Ramsay is a essentially a sadistic school-master who would not be out of place bawling at a pale child on a rugby pitch; Wareing is a haunted Russian priest and White was surely born in of the pages of a nineties Martin Amis novel. These people are not simply rude, driven or arrogant but appear to be truly appalling creatures: bullying, monomaniacal and seemingly bent on the belief that what they’re doing is of great importance, whereas in reality they’re filleting a stock pigeon and pureeing some asparagus.

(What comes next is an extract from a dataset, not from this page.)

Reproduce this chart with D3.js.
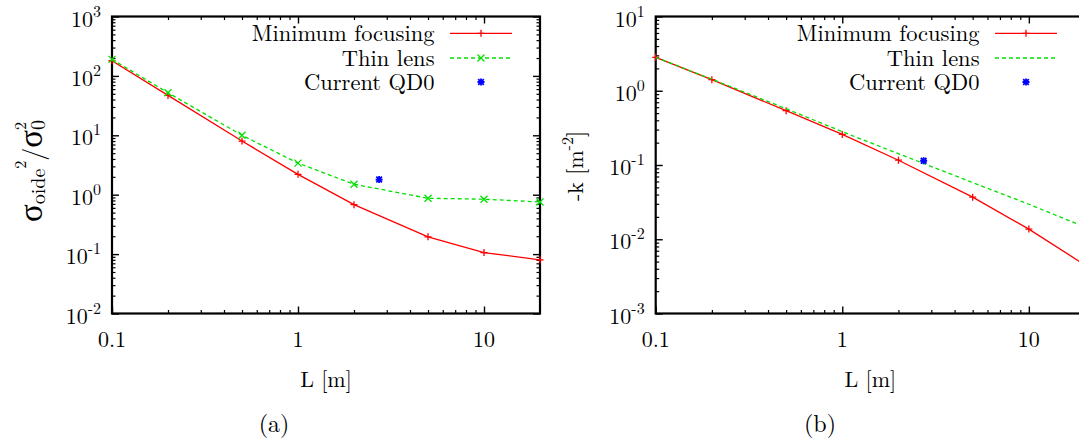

The worst of the type are clearly psychopathic, displaying an unnervingly brittle, slightly wide-eyed stare in tandem with spittle-flecked yelling when a school-teacher from Croydon hasn’t sufficiently charred a bream.

Yet they’re treated with the sort of reverence a Lord of the Manor is accorded by a village-green yokel. Clearly this is what we value these days: the ability to be a raging lunatic who is good at cooking puy lentils. If Ramsay thrust the unprotected cheek of an apprentice onto a scorching hot plate and held it there til his face was burned to a caramelised pork scratching, I firmly believe the police would turn a blind eye.

Allowances are made for these self-aggrandising carrot-choppers that would not be made for anyone else in any other walk of life. Time was we threw these people in an asylum; now we give them fire and knives and big contracts with supermarkets and hope they won’t chop our guts up.

And so it is that the elite chef is held up as the sort of person we obviously aspire to be in adverts: the kind of person whose traits – meticulous, driven and murderous – we obviously associate with success. Rather than raging egomaniacal insanity. And thus, here we have Kia Sorento advert, a middling SUV from a brand that is as thrilling as bag of Wotsits.

The message here is fairly clear – if you are a perfectionist; if you believe yourself to be successful and if you’re the kind of person who believes yourself to be a Type-A personality (and, perhaps more crucially, you really believe all that shit is important) you should buy a Kia Sorento. Most advertising tries to appeal to the aspirational drives in people – something we now seem to elevate above social justice, fairness, common sense and our mutual future as a species – in order to sell stuff.

Audi, BMW and Mercedes are particularly good at this sort of stuff and it engenders a phenomenon known as badge snobbery – mentally judging how successful you believe your peers, friends and rivals to be based on what small plastic circle is attached to the front of their car. Regrettably for Kia – and other manufacturers such as Hyundai, Renault and Vauxhall (to name three, among many, at random) – few people aspire to have one of these cars. So we get the shorthand of Personality Disorder Chef to represent success, money and self-esteem.

That we now believe these swivel-eyed samphire botherers, who’d rather slit your throat as serve you egg and chips, to be the acme of human achievement is more evidence that we’ve gone stark staring fucking mad.